• WHAT YOU WILL DO: Your output must be the lines below from the line containing "Clone this diagram in TikZ." to the line containing "minimum width=120pt, minimum", both lines included, reproduced exactly and without pictures.

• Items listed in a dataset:
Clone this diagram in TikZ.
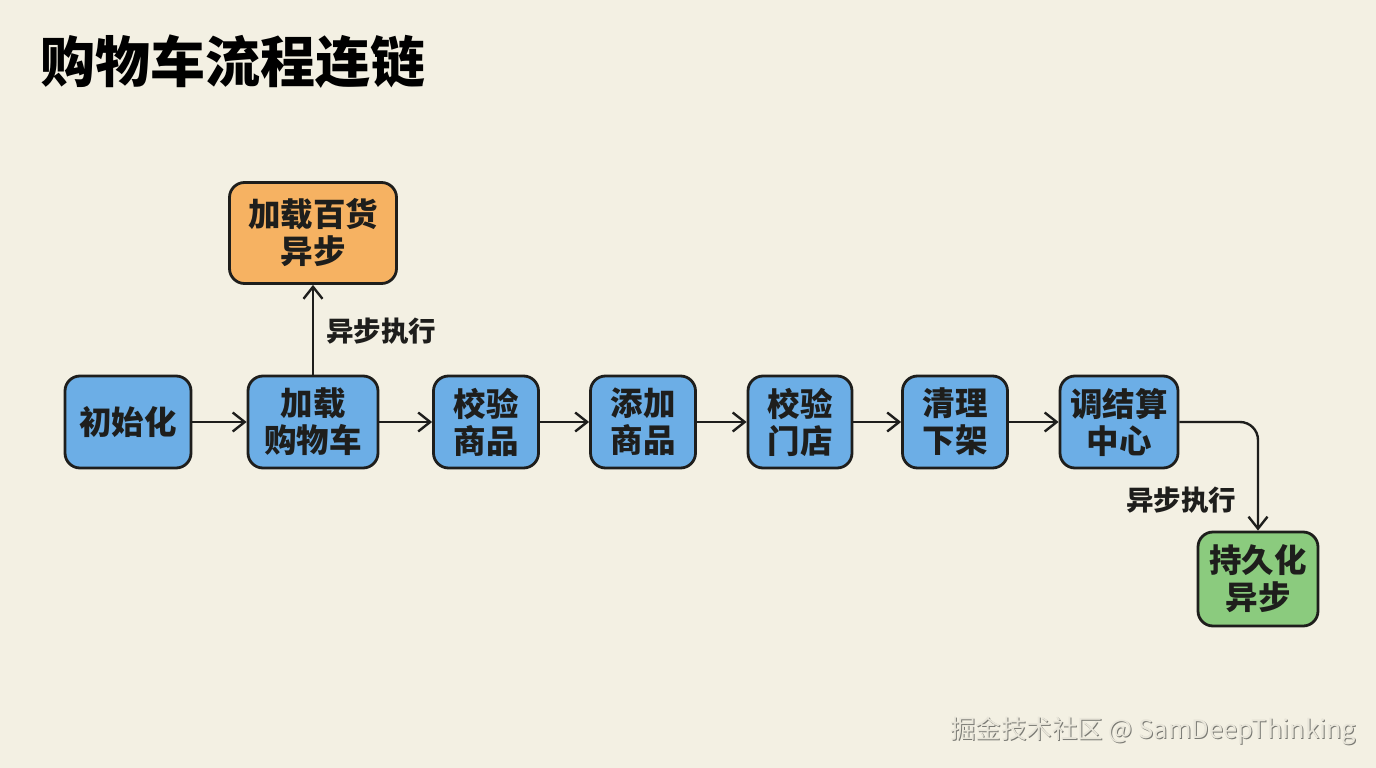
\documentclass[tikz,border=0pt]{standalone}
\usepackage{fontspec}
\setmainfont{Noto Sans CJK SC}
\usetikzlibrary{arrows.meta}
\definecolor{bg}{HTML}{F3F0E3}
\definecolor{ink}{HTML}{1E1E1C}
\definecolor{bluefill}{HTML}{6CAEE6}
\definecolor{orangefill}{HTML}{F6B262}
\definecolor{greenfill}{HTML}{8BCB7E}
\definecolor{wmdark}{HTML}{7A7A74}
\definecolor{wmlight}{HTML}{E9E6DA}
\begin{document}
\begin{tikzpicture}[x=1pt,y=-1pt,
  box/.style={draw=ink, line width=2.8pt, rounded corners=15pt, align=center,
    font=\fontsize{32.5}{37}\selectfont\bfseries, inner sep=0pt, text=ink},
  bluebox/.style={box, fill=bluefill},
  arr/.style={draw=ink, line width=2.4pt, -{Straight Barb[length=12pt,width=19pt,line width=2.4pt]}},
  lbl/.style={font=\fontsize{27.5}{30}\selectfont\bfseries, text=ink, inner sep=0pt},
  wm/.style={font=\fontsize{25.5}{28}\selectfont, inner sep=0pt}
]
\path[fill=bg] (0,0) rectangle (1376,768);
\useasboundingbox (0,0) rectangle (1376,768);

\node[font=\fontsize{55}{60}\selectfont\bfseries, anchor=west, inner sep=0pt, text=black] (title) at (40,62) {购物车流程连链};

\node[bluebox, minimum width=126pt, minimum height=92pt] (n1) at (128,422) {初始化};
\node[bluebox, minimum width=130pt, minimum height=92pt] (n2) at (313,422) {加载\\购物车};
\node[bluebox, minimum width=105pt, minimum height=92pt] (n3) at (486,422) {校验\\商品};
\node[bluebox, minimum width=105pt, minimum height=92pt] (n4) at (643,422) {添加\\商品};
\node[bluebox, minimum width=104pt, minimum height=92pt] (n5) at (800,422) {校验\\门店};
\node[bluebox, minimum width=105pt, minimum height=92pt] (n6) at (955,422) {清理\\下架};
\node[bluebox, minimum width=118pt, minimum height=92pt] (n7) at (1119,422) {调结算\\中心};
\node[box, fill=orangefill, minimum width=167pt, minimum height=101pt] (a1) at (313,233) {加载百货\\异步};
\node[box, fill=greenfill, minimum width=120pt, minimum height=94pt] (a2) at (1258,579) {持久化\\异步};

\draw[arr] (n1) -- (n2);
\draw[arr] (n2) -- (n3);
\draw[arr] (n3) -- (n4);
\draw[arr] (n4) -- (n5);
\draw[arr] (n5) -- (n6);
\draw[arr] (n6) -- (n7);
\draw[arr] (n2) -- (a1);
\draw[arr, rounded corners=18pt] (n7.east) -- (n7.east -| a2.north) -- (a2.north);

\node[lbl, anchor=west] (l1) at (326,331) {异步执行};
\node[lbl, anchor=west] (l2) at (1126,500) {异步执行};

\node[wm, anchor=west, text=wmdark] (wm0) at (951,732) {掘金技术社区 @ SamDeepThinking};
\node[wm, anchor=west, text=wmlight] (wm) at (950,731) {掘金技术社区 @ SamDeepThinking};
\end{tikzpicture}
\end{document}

---

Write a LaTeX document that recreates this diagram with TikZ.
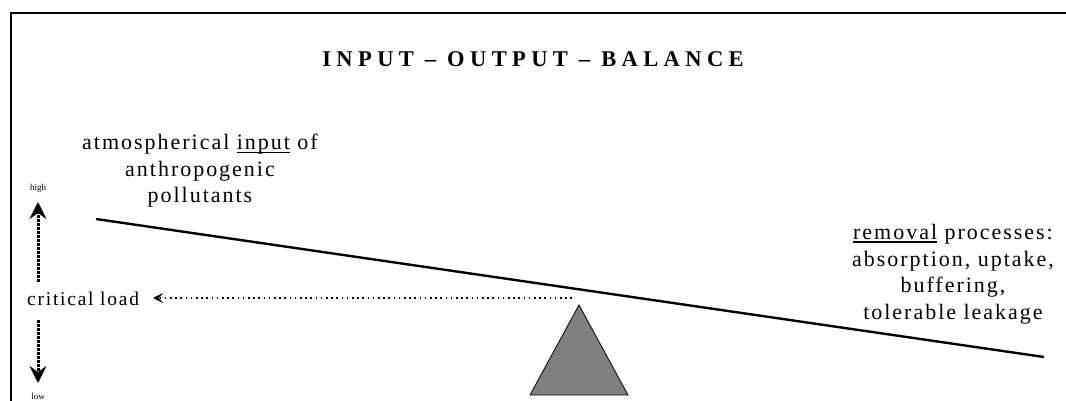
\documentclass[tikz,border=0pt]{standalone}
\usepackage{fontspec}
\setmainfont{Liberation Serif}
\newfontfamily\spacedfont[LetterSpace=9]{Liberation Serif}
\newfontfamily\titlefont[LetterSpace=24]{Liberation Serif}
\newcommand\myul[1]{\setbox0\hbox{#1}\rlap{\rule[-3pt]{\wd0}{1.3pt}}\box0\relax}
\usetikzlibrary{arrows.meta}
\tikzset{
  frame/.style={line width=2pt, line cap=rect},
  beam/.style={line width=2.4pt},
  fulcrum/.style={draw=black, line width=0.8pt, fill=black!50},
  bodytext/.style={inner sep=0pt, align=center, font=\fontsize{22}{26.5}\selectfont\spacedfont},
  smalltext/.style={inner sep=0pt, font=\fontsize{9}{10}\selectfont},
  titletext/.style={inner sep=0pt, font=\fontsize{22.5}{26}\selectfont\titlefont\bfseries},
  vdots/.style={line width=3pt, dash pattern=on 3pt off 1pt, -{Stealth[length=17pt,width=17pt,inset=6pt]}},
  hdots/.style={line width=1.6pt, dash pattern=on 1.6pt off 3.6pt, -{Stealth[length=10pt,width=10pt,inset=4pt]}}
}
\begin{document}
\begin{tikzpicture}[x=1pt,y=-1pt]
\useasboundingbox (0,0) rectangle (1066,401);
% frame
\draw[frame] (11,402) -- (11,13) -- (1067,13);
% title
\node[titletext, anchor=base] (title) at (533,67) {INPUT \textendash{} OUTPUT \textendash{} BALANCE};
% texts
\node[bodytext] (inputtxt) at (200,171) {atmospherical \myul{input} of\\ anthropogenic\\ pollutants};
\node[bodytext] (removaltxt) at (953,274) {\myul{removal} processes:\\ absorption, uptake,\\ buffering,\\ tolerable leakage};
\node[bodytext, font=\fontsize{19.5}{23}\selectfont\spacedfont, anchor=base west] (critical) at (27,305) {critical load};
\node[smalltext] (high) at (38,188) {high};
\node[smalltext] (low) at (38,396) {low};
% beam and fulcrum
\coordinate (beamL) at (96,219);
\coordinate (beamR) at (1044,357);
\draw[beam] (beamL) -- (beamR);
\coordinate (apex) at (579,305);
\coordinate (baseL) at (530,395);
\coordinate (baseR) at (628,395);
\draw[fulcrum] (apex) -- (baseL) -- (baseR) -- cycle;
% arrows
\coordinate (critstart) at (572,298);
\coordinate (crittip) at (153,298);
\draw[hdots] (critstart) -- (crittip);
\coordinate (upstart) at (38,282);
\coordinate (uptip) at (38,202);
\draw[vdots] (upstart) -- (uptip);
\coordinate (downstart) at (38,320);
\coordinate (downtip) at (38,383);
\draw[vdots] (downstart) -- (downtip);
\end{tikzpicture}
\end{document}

• RESULT FOR THIS TASK:
Clone this diagram in TikZ.
\documentclass[tikz,border=0pt]{standalone}
\usepackage{fontspec}
\setmainfont{Noto Sans CJK SC}
\usetikzlibrary{arrows.meta}
\definecolor{bg}{HTML}{F3F0E3}
\definecolor{ink}{HTML}{1E1E1C}
\definecolor{bluefill}{HTML}{6CAEE6}
\definecolor{orangefill}{HTML}{F6B262}
\definecolor{greenfill}{HTML}{8BCB7E}
\definecolor{wmdark}{HTML}{7A7A74}
\definecolor{wmlight}{HTML}{E9E6DA}
\begin{document}
\begin{tikzpicture}[x=1pt,y=-1pt,
  box/.style={draw=ink, line width=2.8pt, rounded corners=15pt, align=center,
    font=\fontsize{32.5}{37}\selectfont\bfseries, inner sep=0pt, text=ink},
  bluebox/.style={box, fill=bluefill},
  arr/.style={draw=ink, line width=2.4pt, -{Straight Barb[length=12pt,width=19pt,line width=2.4pt]}},
  lbl/.style={font=\fontsize{27.5}{30}\selectfont\bfseries, text=ink, inner sep=0pt},
  wm/.style={font=\fontsize{25.5}{28}\selectfont, inner sep=0pt}
]
\path[fill=bg] (0,0) rectangle (1376,768);
\useasboundingbox (0,0) rectangle (1376,768);

\node[font=\fontsize{55}{60}\selectfont\bfseries, anchor=west, inner sep=0pt, text=black] (title) at (40,62) {购物车流程连链};

\node[bluebox, minimum width=126pt, minimum height=92pt] (n1) at (128,422) {初始化};
\node[bluebox, minimum width=130pt, minimum height=92pt] (n2) at (313,422) {加载\\购物车};
\node[bluebox, minimum width=105pt, minimum height=92pt] (n3) at (486,422) {校验\\商品};
\node[bluebox, minimum width=105pt, minimum height=92pt] (n4) at (643,422) {添加\\商品};
\node[bluebox, minimum width=104pt, minimum height=92pt] (n5) at (800,422) {校验\\门店};
\node[bluebox, minimum width=105pt, minimum height=92pt] (n6) at (955,422) {清理\\下架};
\node[bluebox, minimum width=118pt, minimum height=92pt] (n7) at (1119,422) {调结算\\中心};
\node[box, fill=orangefill, minimum width=167pt, minimum height=101pt] (a1) at (313,233) {加载百货\\异步};
\node[box, fill=greenfill, minimum width=120pt, minimum height=94pt] (a2) at (1258,579) {持久化\\异步};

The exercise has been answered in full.